## START
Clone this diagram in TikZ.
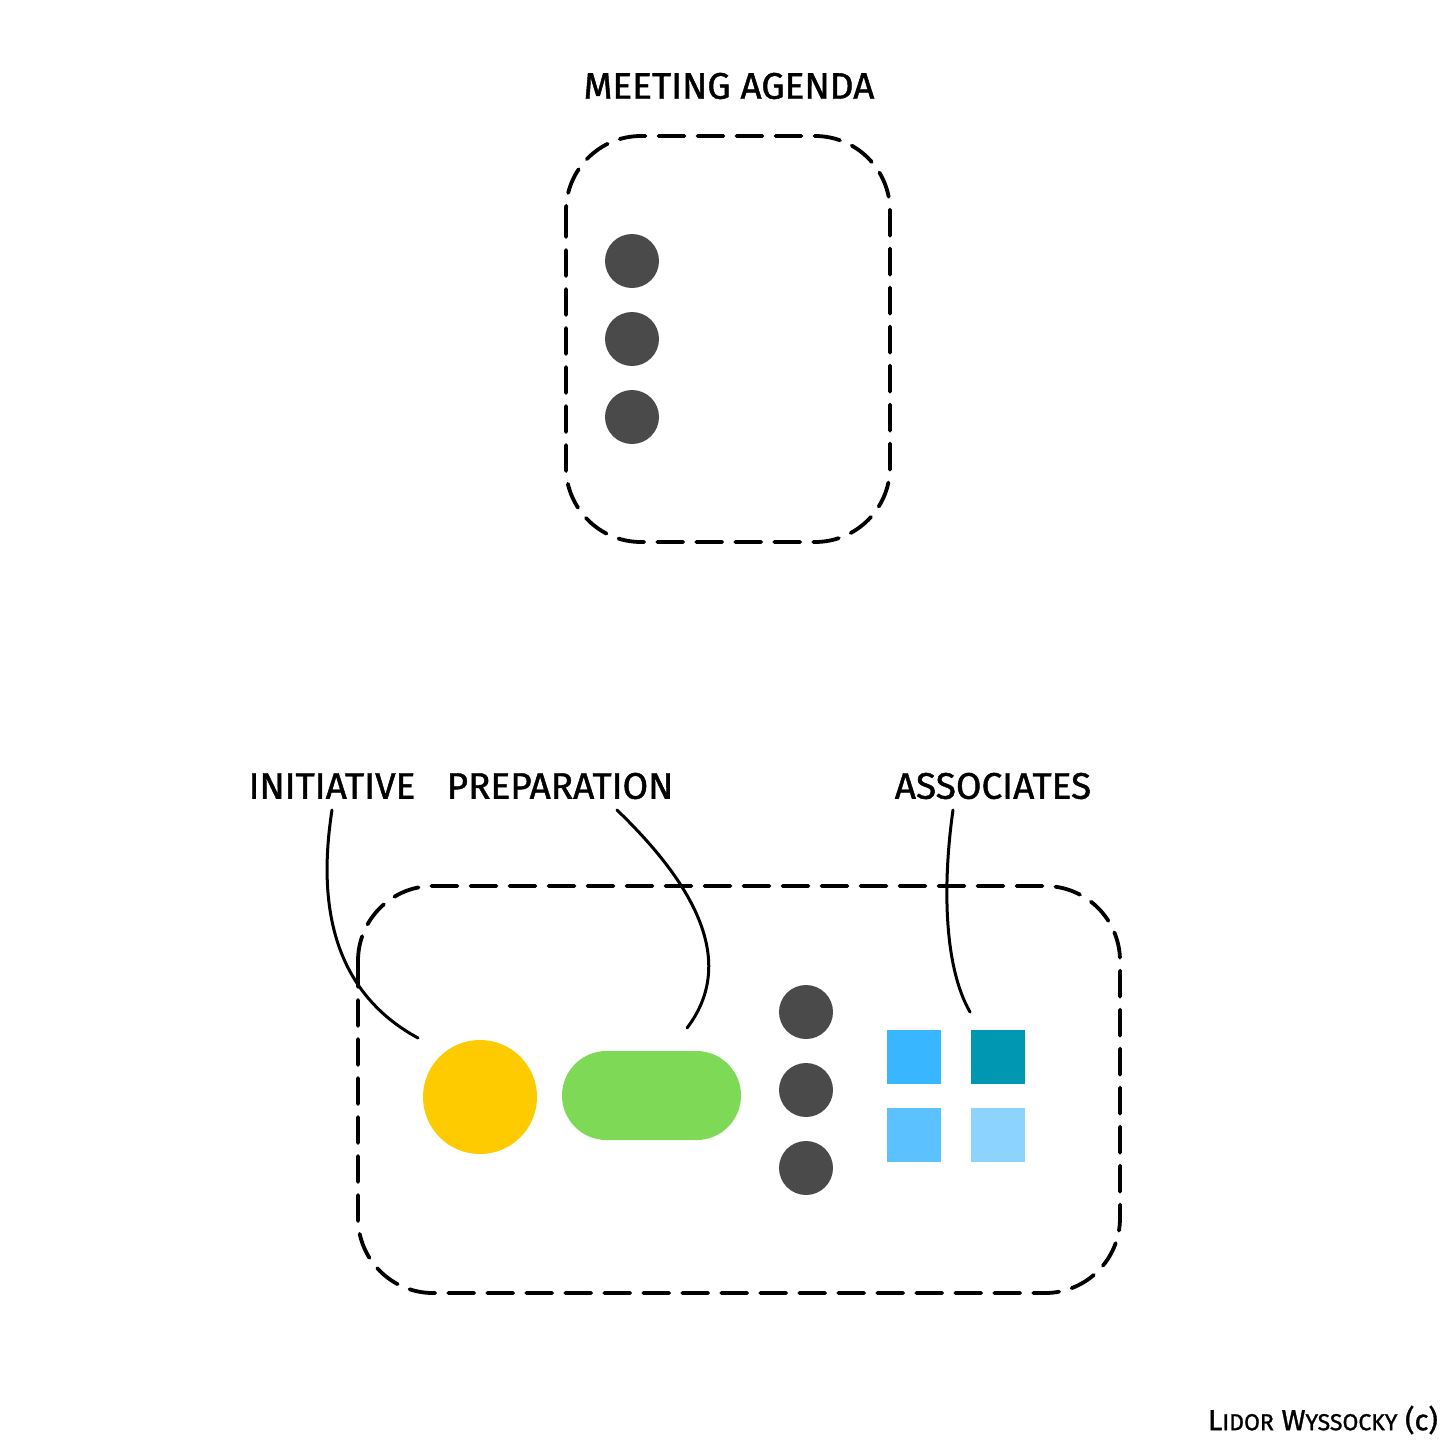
\documentclass[tikz,border=0pt]{standalone}
\usepackage{fontspec}
\setmainfont{Fira Sans}[FakeBold=1.2]
\definecolor{dotgray}{HTML}{4A4A4A}
\definecolor{sunyellow}{HTML}{FDCB00}
\definecolor{leafgreen}{HTML}{7ED957}
\definecolor{skyblue}{HTML}{38B6FF}
\definecolor{tealblue}{HTML}{0097B2}
\definecolor{midblue}{HTML}{5CC1FF}
\definecolor{paleblue}{HTML}{8CD3FF}
\begin{document}
\begin{tikzpicture}[x=1pt,y=-1pt,
  frame/.style={draw=black,line width=3.8pt,dash pattern=on 26pt off 13pt,rounded corners=75pt,line cap=round},
  dot/.style={circle,fill=dotgray,minimum size=54pt,inner sep=0pt},
  tile/.style={rectangle,minimum size=54pt,inner sep=0pt},
  lbl/.style={font=\fontsize{37}{44}\selectfont,inner sep=0pt,anchor=center},
  wire/.style={draw=black,line width=3pt,line cap=round}]
\useasboundingbox (0,0) rectangle (1456,1456);
\fill[white] (0,0) rectangle (1456,1456);
% top
\node[lbl] (title) at (729,86) {MEETING AGENDA};
\draw[frame] (566,136) rectangle (890,542);
\node[dot] (t1) at (632,261) {};
\node[dot] (t2) at (632,339) {};
\node[dot] (t3) at (632,417) {};
% bottom
\node[lbl] (init) at (332,786) {INITIATIVE};
\node[lbl] (prep) at (560,786) {PREPARATION};
\node[lbl] (assoc) at (993,786) {ASSOCIATES};
\draw[frame] (358,886) rectangle (1120,1293);
\node[circle,fill=sunyellow,minimum size=114pt,inner sep=0pt] (sun) at (480,1097) {};
\node[rectangle,rounded corners=44.5pt,fill=leafgreen,minimum width=179pt,minimum height=89pt,inner sep=0pt] (pill) at (651.5,1095.5) {};
\node[dot] (b1) at (806,1012) {};
\node[dot] (b2) at (806,1090) {};
\node[dot] (b3) at (806,1168) {};
\node[tile,fill=skyblue] (s1) at (914,1057) {};
\node[tile,fill=tealblue] (s2) at (998,1057) {};
\node[tile,fill=midblue] (s3) at (914,1135) {};
\node[tile,fill=paleblue] (s4) at (998,1135) {};
\coordinate (initend) at (418,1038);
\coordinate (prepend) at (687,1028);
\coordinate (assocend) at (970,1012);
\draw[wire] ([yshift=-24pt]init.center) .. controls (318,900) and (330,990) .. (initend);
\draw[wire] ([xshift=57pt,yshift=-24pt]prep.center) .. controls (700,890) and (735,965) .. (prepend);
\draw[wire] ([xshift=-40pt,yshift=-24pt]assoc.center) .. controls (943,880) and (943,965) .. (assocend);
\node[font=\fontsize{29}{34}\selectfont,anchor=east,inner sep=0pt] (credit) at (1438,1420) {L{\fontsize{23}{27}\selectfont IDOR} W{\fontsize{23}{27}\selectfont YSSOCKY} (c)};
\end{tikzpicture}
\end{document}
## END
:: Exercise task ::
Write the full listing out again with every line unchanged, but include no pictures.

:: The response ::
Clone this diagram in TikZ.
\documentclass[tikz,border=0pt]{standalone}
\usepackage{fontspec}
\setmainfont{Fira Sans}[FakeBold=1.2]
\definecolor{dotgray}{HTML}{4A4A4A}
\definecolor{sunyellow}{HTML}{FDCB00}
\definecolor{leafgreen}{HTML}{7ED957}
\definecolor{skyblue}{HTML}{38B6FF}
\definecolor{tealblue}{HTML}{0097B2}
\definecolor{midblue}{HTML}{5CC1FF}
\definecolor{paleblue}{HTML}{8CD3FF}
\begin{document}
\begin{tikzpicture}[x=1pt,y=-1pt,
  frame/.style={draw=black,line width=3.8pt,dash pattern=on 26pt off 13pt,rounded corners=75pt,line cap=round},
  dot/.style={circle,fill=dotgray,minimum size=54pt,inner sep=0pt},
  tile/.style={rectangle,minimum size=54pt,inner sep=0pt},
  lbl/.style={font=\fontsize{37}{44}\selectfont,inner sep=0pt,anchor=center},
  wire/.style={draw=black,line width=3pt,line cap=round}]
\useasboundingbox (0,0) rectangle (1456,1456);
\fill[white] (0,0) rectangle (1456,1456);
% top
\node[lbl] (title) at (729,86) {MEETING AGENDA};
\draw[frame] (566,136) rectangle (890,542);
\node[dot] (t1) at (632,261) {};
\node[dot] (t2) at (632,339) {};
\node[dot] (t3) at (632,417) {};
% bottom
\node[lbl] (init) at (332,786) {INITIATIVE};
\node[lbl] (prep) at (560,786) {PREPARATION};
\node[lbl] (assoc) at (993,786) {ASSOCIATES};
\draw[frame] (358,886) rectangle (1120,1293);
\node[circle,fill=sunyellow,minimum size=114pt,inner sep=0pt] (sun) at (480,1097) {};
\node[rectangle,rounded corners=44.5pt,fill=leafgreen,minimum width=179pt,minimum height=89pt,inner sep=0pt] (pill) at (651.5,1095.5) {};
\node[dot] (b1) at (806,1012) {};
\node[dot] (b2) at (806,1090) {};
\node[dot] (b3) at (806,1168) {};
\node[tile,fill=skyblue] (s1) at (914,1057) {};
\node[tile,fill=tealblue] (s2) at (998,1057) {};
\node[tile,fill=midblue] (s3) at (914,1135) {};
\node[tile,fill=paleblue] (s4) at (998,1135) {};
\coordinate (initend) at (418,1038);
\coordinate (prepend) at (687,1028);
\coordinate (assocend) at (970,1012);
\draw[wire] ([yshift=-24pt]init.center) .. controls (318,900) and (330,990) .. (initend);
\draw[wire] ([xshift=57pt,yshift=-24pt]prep.center) .. controls (700,890) and (735,965) .. (prepend);
\draw[wire] ([xshift=-40pt,yshift=-24pt]assoc.center) .. controls (943,880) and (943,965) .. (assocend);
\node[font=\fontsize{29}{34}\selectfont,anchor=east,inner sep=0pt] (credit) at (1438,1420) {L{\fontsize{23}{27}\selectfont IDOR} W{\fontsize{23}{27}\selectfont YSSOCKY} (c)};
\end{tikzpicture}
\end{document}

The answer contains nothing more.